Dopytywana o środową wypowiedź Paolo Gentiloniego, KE odpowiedziała, że słowa komisarza "odzwierciedlają stanowisko Komisji dotyczące kwestii nadrzędności prawa UE nad prawem krajowym, które jest dobrze znane i ma zastosowanie we wszystkich dziedzinach".
"Rozmowy trwają"
Rozmowy KE z Polską na temat Krajowego Planu Odbudowy trwają - poinformował unijny komisarz ds. gospodarczych Gentiloni podczas połączonego posiedzenia komisji gospodarczej i budżetowej Parlamentu Europejskiego.
- Nie ma wątpliwości, że postawa KE wobec polskiego Krajowego Planu Odbudowy jest postawą współpracy. Fakt jest taki, że dyskusje trwają. To kwestia dotycząca wymagań co do naszych regulacji, zaleceń dla poszczególnych krajów UE, a także dyskusji - co polskie władze wiedzą bardzo dobrze - na temat prymatu prawa unijnego i potencjalnych konsekwencji tej kwestii na polski Krajowy Plan Odbudowy - powiedział Gentiloni podczas środowego posiedzenia.
"KE nie podjęła żadnej decyzji"
O polskim KPO wypowiedział się w czwartek wiceminister Funduszy i Polityki Regionalnej Waldemar Buda. "Procedura przyjęcia KPO nie ma związku z innymi procedurami UE. KE nie podjęła żadnej decyzji o odrzuceniu KPO lub zawieszeniu środków. Paolo Gentiloni wyraził jedynie oczywiste stanowisko o poszanowaniu prawa UE. Powstałe komunikaty medialne są nadinterpretacją tych słów" - napisał wiceminister.
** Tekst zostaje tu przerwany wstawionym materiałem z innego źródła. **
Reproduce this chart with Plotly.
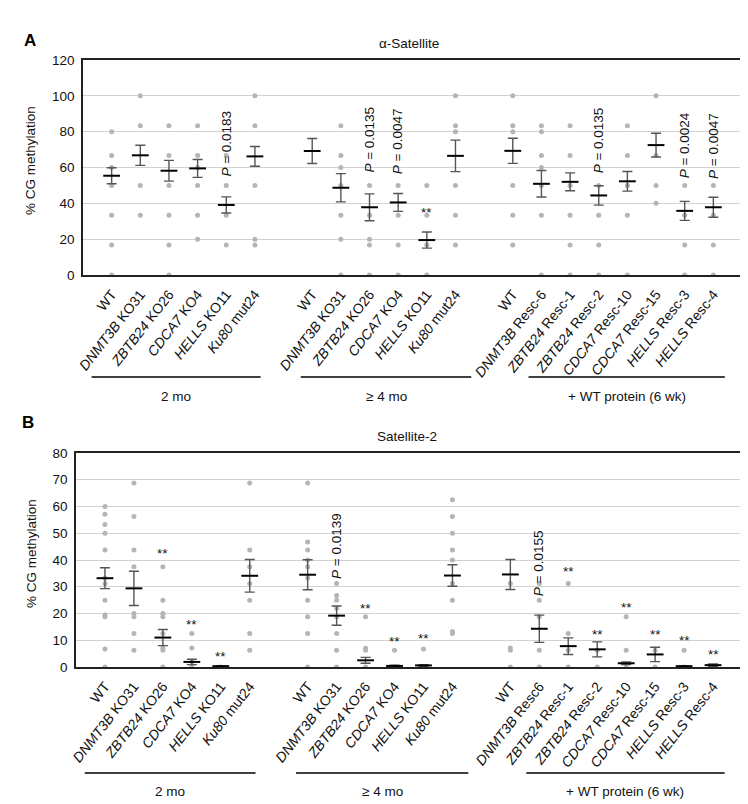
import plotly.graph_objects as go

# ---------------- data ----------------
group_names = ["2 mo", "≥ 4 mo", "+ WT protein (6 wk)"]
genes = {"DNMT3B", "ZBTB24", "CDCA7", "HELLS", "Ku80"}

cats_2mo = ["WT", "DNMT3B KO31", "ZBTB24 KO26", "CDCA7 KO4", "HELLS KO11", "Ku80 mut24"]
cats_4mo = ["WT", "DNMT3B KO31", "ZBTB24 KO26", "CDCA7 KO4", "HELLS KO11", "Ku80 mut24"]
cats_resc_a = ["WT", "DNMT3B Resc-6", "ZBTB24 Resc-1", "ZBTB24 Resc-2", "CDCA7 Resc-10",
               "CDCA7 Resc-15", "HELLS Resc-3", "HELLS Resc-4"]
cats_resc_b = ["WT", "DNMT3B Resc6", "ZBTB24 Resc-1", "ZBTB24 Resc-2", "CDCA7 Resc-10",
               "CDCA7 Resc-15", "HELLS Resc-3", "HELLS Resc-4"]

# Panel A: alpha-Satellite (individual clone values)
a_dots_2mo = [[80, 66.7, 60, 50, 33.3, 16.7, 0], [100, 83.3, 50, 33.3],
              [83.3, 66.7, 50, 33.3, 16.7, 0], [83.3, 66.7, 60, 50, 33.3, 20],
              [66.7, 50, 33.3, 16.7], [100, 83.3, 50, 20, 16.7]]
a_dots_4mo = [[], [83.3, 66.7, 60, 50, 33.3, 20, 0], [50, 33.3, 20, 16.7, 0],
              [50, 33.3, 16.7, 0], [50, 33.3, 16.7, 0], [100, 83.3, 80, 50, 33.3, 16.7]]
a_dots_resc = [[100, 83.3, 80, 50, 33.3, 16.7], [83.3, 80, 66.7, 60, 50, 33.3, 0],
               [83.3, 66.7, 50, 33.3, 16.7, 0], [50, 33.3, 16.7, 0], [83.3, 66.7, 50, 33.3, 0],
               [100, 66.7, 50, 40], [50, 33.3, 16.7, 0], [50, 33.3, 16.7, 0]]
a_mean_2mo = [55.4, 66.8, 58.2, 59.5, 39.1, 66.2]
a_sem_2mo = [4.5, 5.6, 5.8, 5.0, 4.5, 5.5]
a_mean_4mo = [69.2, 48.7, 37.8, 40.5, 19.5, 66.5]
a_sem_4mo = [7.0, 7.9, 7.5, 5.0, 4.5, 8.8]
a_mean_resc = [69.3, 50.9, 52.0, 44.4, 52.3, 72.5, 35.8, 37.8]
a_sem_resc = [7.0, 7.4, 5.0, 5.4, 5.5, 6.6, 5.3, 5.6]
a_pvals = [("2mo", 4, "0.0183", 73.5), ("4mo", 2, "0.0135", 75.3), ("4mo", 3, "0.0047", 74.8),
           ("resc", 3, "0.0135", 75.0), ("resc", 6, "0.0024", 72.2), ("resc", 7, "0.0047", 72.2)]
a_stars = [("4mo", 4, 35.0)]

# Panel B: Satellite-2
b_dots_2mo = [[60, 57.1, 53.3, 50, 43.75, 33.3, 31.25, 25, 19.4, 18.75, 6.7, 0],
              [68.75, 56.25, 43.75, 37.5, 20, 18.75, 12.5, 6.25],
              [37.5, 25, 20, 18.75, 12.5, 7.1, 6.25, 0],
              [12.5, 7.1, 2, 0], [0],
              [68.75, 43.75, 37.5, 31.25, 25, 12.5, 6.25]]
b_dots_4mo = [[68.75, 46.7, 43.75, 40, 37.5, 33.3, 25, 18.75, 12.5, 0],
              [31.25, 26.7, 25, 22, 18.75, 12.5, 6.25, 0],
              [18.75, 7, 6.25, 0], [6.25, 0], [6.7, 0],
              [62.5, 56.25, 50, 43.75, 40, 31.25, 25, 13.3, 12.5]]
b_dots_resc = [[31.25, 7.1, 6.25, 0], [31.25, 25, 18.75, 6.25, 0], [31.25, 12.5, 6.25, 0],
               [6.25, 0], [18.75, 6.25, 0], [6.25, 0], [6.25, 0], [0]]
b_mean_2mo = [33.2, 29.4, 11.0, 1.9, 0.3, 34.1]
b_sem_2mo = [3.9, 6.4, 3.0, 1.0, 0.2, 6.1]
b_mean_4mo = [34.5, 19.2, 2.5, 0.4, 0.6, 34.2]
b_sem_4mo = [5.6, 3.6, 1.1, 0.3, 0.3, 4.0]
b_mean_resc = [34.6, 14.3, 7.8, 6.6, 1.4, 4.7, 0.3, 0.7]
b_sem_resc = [5.6, 5.1, 3.1, 2.8, 0.5, 2.7, 0.2, 0.4]
b_pvals = [("4mo", 1, "0.0139", 45.1), ("resc", 1, "0.0155", 38.9)]
b_stars = [("2mo", 2, 42.5), ("2mo", 3, 16.0), ("2mo", 4, 3.8),
           ("4mo", 2, 22.0), ("4mo", 3, 9.5), ("4mo", 4, 10.8),
           ("resc", 2, 35.8), ("resc", 3, 12.2), ("resc", 4, 22.4),
           ("resc", 5, 12.0), ("resc", 6, 9.8), ("resc", 7, 4.7)]

# ---------------- layout helpers ----------------
W, H = 748, 804
FONT = "Liberation Sans, Arial, Helvetica, sans-serif"
DOT = "#b5b5b5"
ERR = "#555555"
FS = 13.5


def px_x(p):
    return p / W


def px_y(p):
    return 1 - p / H


def label(c):
    first, _, rest = c.partition(" ")
    if first in genes:
        return f"<i>{first}</i> {rest}"
    return c


def ann(**kw):
    base = dict(showarrow=False, xanchor="center", yanchor="middle")
    base.update(kw)
    return base


offsets = {"2mo": 0, "4mo": 7, "resc": 14}
line_ext = {"2mo": (-0.7, 5.2), "4mo": (6.6, 12.55), "resc": (14.55, 21.4)}

fig = go.Figure()
annotations = []
shapes = []

panels = [
    dict(xa="x", ya="y", cats=[cats_2mo, cats_4mo, cats_resc_a],
         dots=[a_dots_2mo, a_dots_4mo, a_dots_resc],
         means=[a_mean_2mo, a_mean_4mo, a_mean_resc], sems=[a_sem_2mo, a_sem_4mo, a_sem_resc],
         pvals=a_pvals, stars=a_stars, xdom=(75, 734), ydom=(52, 267), yr=(0, 120), dt=20,
         title="α-Satellite", title_xy=(401, 35), letter="A", letter_xy=(22, 33),
         ytitle_xy=(22, 153), line_y=369, grp_y=388),
    dict(xa="x2", ya="y2", cats=[cats_2mo, cats_4mo, cats_resc_b],
         dots=[b_dots_2mo, b_dots_4mo, b_dots_resc],
         means=[b_mean_2mo, b_mean_4mo, b_mean_resc], sems=[b_sem_2mo, b_sem_4mo, b_sem_resc],
         pvals=b_pvals, stars=b_stars, xdom=(68, 734), ydom=(445, 659), yr=(0, 80), dt=10,
         title="Satellite-2", title_xy=(399, 428), letter="B", letter_xy=(20, 415),
         ytitle_xy=(23, 546), line_y=765, grp_y=783),
]

keys = ["2mo", "4mo", "resc"]
for pi, P in enumerate(panels):
    tickvals, ticktext = [], []
    dx, dy, mx, my, me = [], [], [], [], []
    for gi, key in enumerate(keys):
        off = offsets[key]
        for ci, c in enumerate(P["cats"][gi]):
            xpos = off + ci
            tickvals.append(xpos)
            ticktext.append(label(c))
            for v in P["dots"][gi][ci]:
                dx.append(xpos)
                dy.append(v)
            mx.append(xpos)
            my.append(P["means"][gi][ci])
            me.append(P["sems"][gi][ci])
    fig.add_trace(go.Scatter(x=dx, y=dy, mode="markers", xaxis=P["xa"], yaxis=P["ya"],
                             marker=dict(color=DOT, size=5, line=dict(width=0)),
                             showlegend=False, hoverinfo="skip"))
    fig.add_trace(go.Scatter(x=mx, y=my, mode="markers", xaxis=P["xa"], yaxis=P["ya"],
                             marker=dict(symbol="line-ew", size=12, color="black",
                                         line=dict(color="black", width=2)),
                             error_y=dict(type="data", array=me, visible=True, color=ERR,
                                          thickness=1.4, width=5),
                             showlegend=False, hoverinfo="skip"))
    xref, yref = P["xa"], P["ya"]
    for key, ci, p, yv in P["pvals"]:
        annotations.append(ann(x=offsets[key] + ci, y=yv, xref=xref, yref=yref,
                               text=f"<i>P</i> = {p}", textangle=-90,
                               font=dict(size=FS, color="#111", family=FONT)))
    for key, ci, yv in P["stars"]:
        annotations.append(ann(x=offsets[key] + ci, y=yv, xref=xref, yref=yref, text="**",
                               font=dict(size=FS, color="#111", family=FONT)))
    for gi, key in enumerate(keys):
        x0, x1 = line_ext[key]
        shapes.append(dict(type="line", xref=xref, yref="paper", x0=x0, x1=x1,
                           y0=px_y(P["line_y"]), y1=px_y(P["line_y"]),
                           line=dict(color="black", width=1.4)))
        annotations.append(ann(x=(x0 + x1) / 2, y=px_y(P["grp_y"]), xref=xref, yref="paper",
                               text=group_names[gi],
                               font=dict(size=FS, color="#111", family=FONT)))
    annotations.append(ann(x=px_x(P["title_xy"][0]), y=px_y(P["title_xy"][1]), xref="paper",
                           yref="paper", text=P["title"],
                           font=dict(size=FS, color="#111", family=FONT)))
    annotations.append(ann(x=px_x(P["letter_xy"][0]), y=px_y(P["letter_xy"][1]), xref="paper",
                           yref="paper", text=f"<b>{P['letter']}</b>",
                           font=dict(size=17, color="black", family=FONT)))
    annotations.append(ann(x=px_x(P["ytitle_xy"][0]), y=px_y(P["ytitle_xy"][1]), xref="paper",
                           yref="paper", text="% CG methylation", textangle=-90,
                           font=dict(size=FS, color="#111", family=FONT)))

    xname = "xaxis" if pi == 0 else "xaxis2"
    yname = "yaxis" if pi == 0 else "yaxis2"
    fig.update_layout(**{
        xname: dict(domain=[px_x(P["xdom"][0]), px_x(P["xdom"][1])], range=[-1, 22],
                    anchor=yref, tickvals=tickvals, ticktext=ticktext, tickangle=-52,
                    showgrid=False, zeroline=False, showline=True, mirror=True,
                    linecolor="#222", linewidth=1.5, ticks="", automargin=False,
                    ticklabelstandoff=4,
                    tickfont=dict(size=14, color="#111", family=FONT)),
        yname: dict(domain=[px_y(P["ydom"][1]), px_y(P["ydom"][0])], range=list(P["yr"]),
                    dtick=P["dt"], anchor=xref, showgrid=True, gridcolor="#d2d2d2",
                    gridwidth=1, zeroline=False, showline=True, mirror=True,
                    linecolor="#222", linewidth=1.5, ticks="", automargin=False,
                    ticklabelstandoff=4,
                    tickfont=dict(size=FS, color="#111", family=FONT)),
    })

fig.update_layout(width=W, height=H, margin=dict(l=0, r=0, t=0, b=0, autoexpand=False),
                  paper_bgcolor="white", plot_bgcolor="white",
                  annotations=annotations, shapes=shapes, showlegend=False,
                  font=dict(family=FONT))
fig.write_html("out.html")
Buda odniósł się do wypowiedzi Gentiloniego, który według niektórych mediów miał powiedzieć podczas wspólnego posiedzenia komisji gospodarczej i budżetowej PE, że przyczyną przeciągających się negocjacji z Warszawą na temat polskiego KPO jest kwestia dyskusji o wyższości prawa unijnego nad krajowym, która właśnie toczy się w Polsce.
"Za obsesje Kaczyńskiego płacą wszyscy Polacy"
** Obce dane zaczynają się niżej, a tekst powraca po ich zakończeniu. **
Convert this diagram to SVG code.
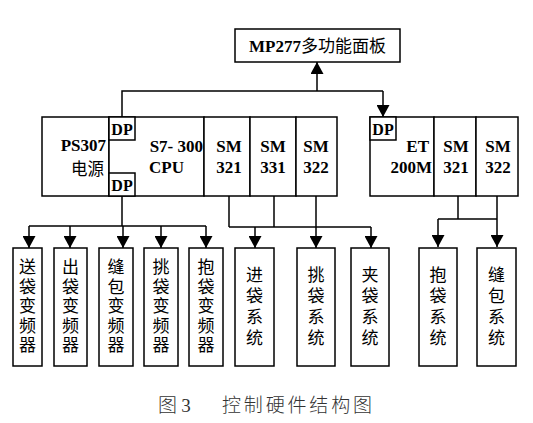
<svg xmlns="http://www.w3.org/2000/svg" width="533" height="423" viewBox="0 0 533 423">
<defs>
<marker id="ah" viewBox="0 0 12 13" refX="12" refY="6.5" markerWidth="12" markerHeight="13" markerUnits="userSpaceOnUse" orient="auto">
<path d="M0,0 L12,6.5 L0,13 Z" fill="#000"/>
</marker>
<style>
.box{fill:#fff;stroke:#000;stroke-width:1.5}
.ln{fill:none;stroke:#000;stroke-width:1.5}
.arr{fill:none;stroke:#000;stroke-width:1.5;marker-end:url(#ah)}
.b{font-family:"Liberation Serif","Noto Sans CJK SC",serif;font-weight:bold;font-size:17px;fill:#000}
.dp{font-family:"Liberation Serif",serif;font-weight:bold;font-size:16px;fill:#000}
.cn{font-family:"Noto Sans CJK SC",sans-serif;font-size:16.5px;font-weight:normal;fill:#000}
.v5{font-family:"Noto Sans CJK SC",sans-serif;font-size:17px;fill:#000;writing-mode:vertical-rl;letter-spacing:2.5px}
.v4{font-family:"Noto Sans CJK SC",sans-serif;font-size:17px;fill:#000;writing-mode:vertical-rl;letter-spacing:4px}
.cap{font-family:"Noto Sans CJK SC",sans-serif;font-size:19px;fill:#333;font-weight:300}
</style>
</defs>
<rect width="533" height="423" fill="#fff"/>

<g id="connectors">
<polyline class="ln" points="122,117 122,91 383,91"/>
<line class="arr" x1="317" y1="91" x2="317" y2="62"/>
<line class="arr" x1="383" y1="91" x2="383" y2="117"/>
<line class="ln" x1="122" y1="196" x2="122" y2="226"/>
<line class="ln" x1="29" y1="226" x2="206" y2="226"/>
<line class="arr" x1="29" y1="226" x2="29" y2="248"/>
<line class="arr" x1="70" y1="226" x2="70" y2="248"/>
<line class="arr" x1="123" y1="226" x2="123" y2="248"/>
<line class="arr" x1="161" y1="226" x2="161" y2="248"/>
<line class="arr" x1="206" y1="226" x2="206" y2="248"/>
<line class="ln" x1="229" y1="196" x2="229" y2="227"/>
<line class="ln" x1="274" y1="196" x2="274" y2="227"/>
<line class="ln" x1="229" y1="227" x2="371" y2="227"/>
<line class="arr" x1="255" y1="227" x2="255" y2="248"/>
<line class="arr" x1="316" y1="196" x2="316" y2="248"/>
<line class="arr" x1="371" y1="227" x2="371" y2="248"/>
<line class="ln" x1="458" y1="196" x2="458" y2="219"/>
<line class="ln" x1="438" y1="219" x2="497" y2="219"/>
<line class="arr" x1="438" y1="219" x2="438" y2="247"/>
<line class="arr" x1="497" y1="196" x2="497" y2="247"/>
</g>

<g id="mp277">
<rect class="box" x="235" y="29" width="165" height="33"/>
<text class="b" x="317.5" y="52" text-anchor="middle" font-size="18">MP277<tspan font-weight="normal" font-family="Noto Sans CJK SC,sans-serif">多功能面板</tspan></text>
</g>

<g id="ps307">
<rect class="box" x="42" y="117" width="67" height="79"/>
<text class="b" x="106" y="151" text-anchor="end">PS307</text>
<text class="cn" x="104" y="175" text-anchor="end">电源</text>
</g>
<g id="cpu">
<rect class="box" x="109" y="117" width="95" height="79"/>
<text class="b" x="203" y="152" text-anchor="end">S7- 300</text>
<text class="b" x="149" y="173">CPU</text>
</g>
<g id="dp1">
<rect class="box" x="109" y="117" width="26" height="23"/>
<text class="dp" x="122" y="135" text-anchor="middle">DP</text>
</g>
<g id="dp2">
<rect class="box" x="109" y="173" width="26" height="23"/>
<text class="dp" x="122" y="191" text-anchor="middle">DP</text>
</g>
<g id="sm321a">
<rect class="box" x="204" y="117" width="46" height="79"/>
<text class="b" x="229" y="152" text-anchor="middle">SM</text>
<text class="b" x="229" y="173" text-anchor="middle">321</text>
</g>
<g id="sm331">
<rect class="box" x="250" y="117" width="46" height="79"/>
<text class="b" x="273" y="152" text-anchor="middle">SM</text>
<text class="b" x="273" y="173" text-anchor="middle">331</text>
</g>
<g id="sm322a">
<rect class="box" x="296" y="117" width="41" height="79"/>
<text class="b" x="316" y="152" text-anchor="middle">SM</text>
<text class="b" x="316" y="173" text-anchor="middle">322</text>
</g>

<g id="et200m">
<rect class="box" x="370" y="117" width="64" height="79"/>
<text class="b" x="429" y="152" text-anchor="end">ET</text>
<text class="b" x="432" y="173" text-anchor="end">200M</text>
</g>
<g id="dp3">
<rect class="box" x="370" y="117" width="26" height="23"/>
<text class="dp" x="383" y="135" text-anchor="middle">DP</text>
</g>
<g id="sm321b">
<rect class="box" x="434" y="117" width="42" height="79"/>
<text class="b" x="456" y="152" text-anchor="middle">SM</text>
<text class="b" x="456" y="173" text-anchor="middle">321</text>
</g>
<g id="sm322b">
<rect class="box" x="476" y="117" width="42" height="79"/>
<text class="b" x="498" y="152" text-anchor="middle">SM</text>
<text class="b" x="498" y="173" text-anchor="middle">322</text>
</g>

<g id="inv1">
<rect class="box" x="13" y="248" width="29" height="118"/>
<text class="v5" x="27.5" y="258.5">送袋变频器</text>
</g>
<g id="inv2">
<rect class="box" x="54" y="248" width="33" height="118"/>
<text class="v5" x="70.5" y="258.5">出袋变频器</text>
</g>
<g id="inv3">
<rect class="box" x="99" y="248" width="34" height="118"/>
<text class="v5" x="116" y="258.5">缝包变频器</text>
</g>
<g id="inv4">
<rect class="box" x="144" y="248" width="34" height="118"/>
<text class="v5" x="161" y="258.5">挑袋变频器</text>
</g>
<g id="inv5">
<rect class="box" x="189" y="248" width="34" height="118"/>
<text class="v5" x="206" y="258.5">抱袋变频器</text>
</g>

<g id="sys1">
<rect class="box" x="235" y="248" width="39" height="118"/>
<text class="v4" x="254.5" y="266">进袋系统</text>
</g>
<g id="sys2">
<rect class="box" x="297" y="248" width="38" height="118"/>
<text class="v4" x="316" y="266">挑袋系统</text>
</g>
<g id="sys3">
<rect class="box" x="351" y="248" width="38" height="118"/>
<text class="v4" x="370" y="266">夹袋系统</text>
</g>
<g id="sys4">
<rect class="box" x="419" y="248" width="38" height="118"/>
<text class="v4" x="438" y="266">抱袋系统</text>
</g>
<g id="sys5">
<rect class="box" x="477" y="248" width="39" height="118"/>
<text class="v4" x="496.5" y="266">缝包系统</text>
</g>

<g id="caption">
<text class="cap" x="158" y="412">图 <tspan font-family="Liberation Serif,serif">3</tspan></text>
<text class="cap" x="222" y="412" textLength="150" lengthAdjust="spacing">控制硬件结构图</text>
</g>
</svg>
Doniesienia medialne ws. Funduszu Odbudowy skomentował również Donald Tusk. Szef PO w nagranym oświadczeniu opublikowanym na Twitterze podkreślił, że "Jarosław Kaczyński swoją nieodpowiedzialną i niemądrą polityką wyrządza Polsce i wszystkim Polakom dramatyczne szkody". - Dziś Unia Europejska wstrzymuje miliardy euro pomocy, której nasz kraj potrzebuje jak tlenu. Wstrzymuje tylko dlatego, że PiS niszczy polską praworządność i europejski ład prawny - ocenił lider Platformy.
- Kiedyś Polskę ominął Plan Marshalla, bo byliśmy krajem bezprawia rządzonym autorytarnie przez komunistów. Zamiast pomocy Zachodu ufundowano nam wtedy sowiecki ład. Dziś zaczyna być podobnie - zauważył były premier. - To można jeszcze naprawić. Nie myśleć o tym jak stanem wyjątkowym, chaosem prowokowanym na granicy i sianiem lęku przykryć własną bezradność, tylko natychmiast zaprzestać rujnowania polskiego porządku konstytucyjnego i głupiej wojny z zachodem - oświadczył Tusk.
Według niego "za obsesje Kaczyńskiego płacą dziś wszyscy Polacy". - Musimy za wszelką cenę zatrzymać ten marsz lunatyków. Jest jeszcze czas - podkreślił szef Platformy.
Krajowy Plan Odbudowy ma być podstawą do sięgnięcia przez Polskę w ramach Funduszu Odbudowy po dodatkowe środki z UE na walkę ze skutkami pandemii koronawirusa w gospodarce. KPO musi przygotować każde państwo członkowskie i przesłać do Komisji Europejskiej. Z Funduszu Odbudowy Polska będzie miała do dyspozycji około 58 mld euro.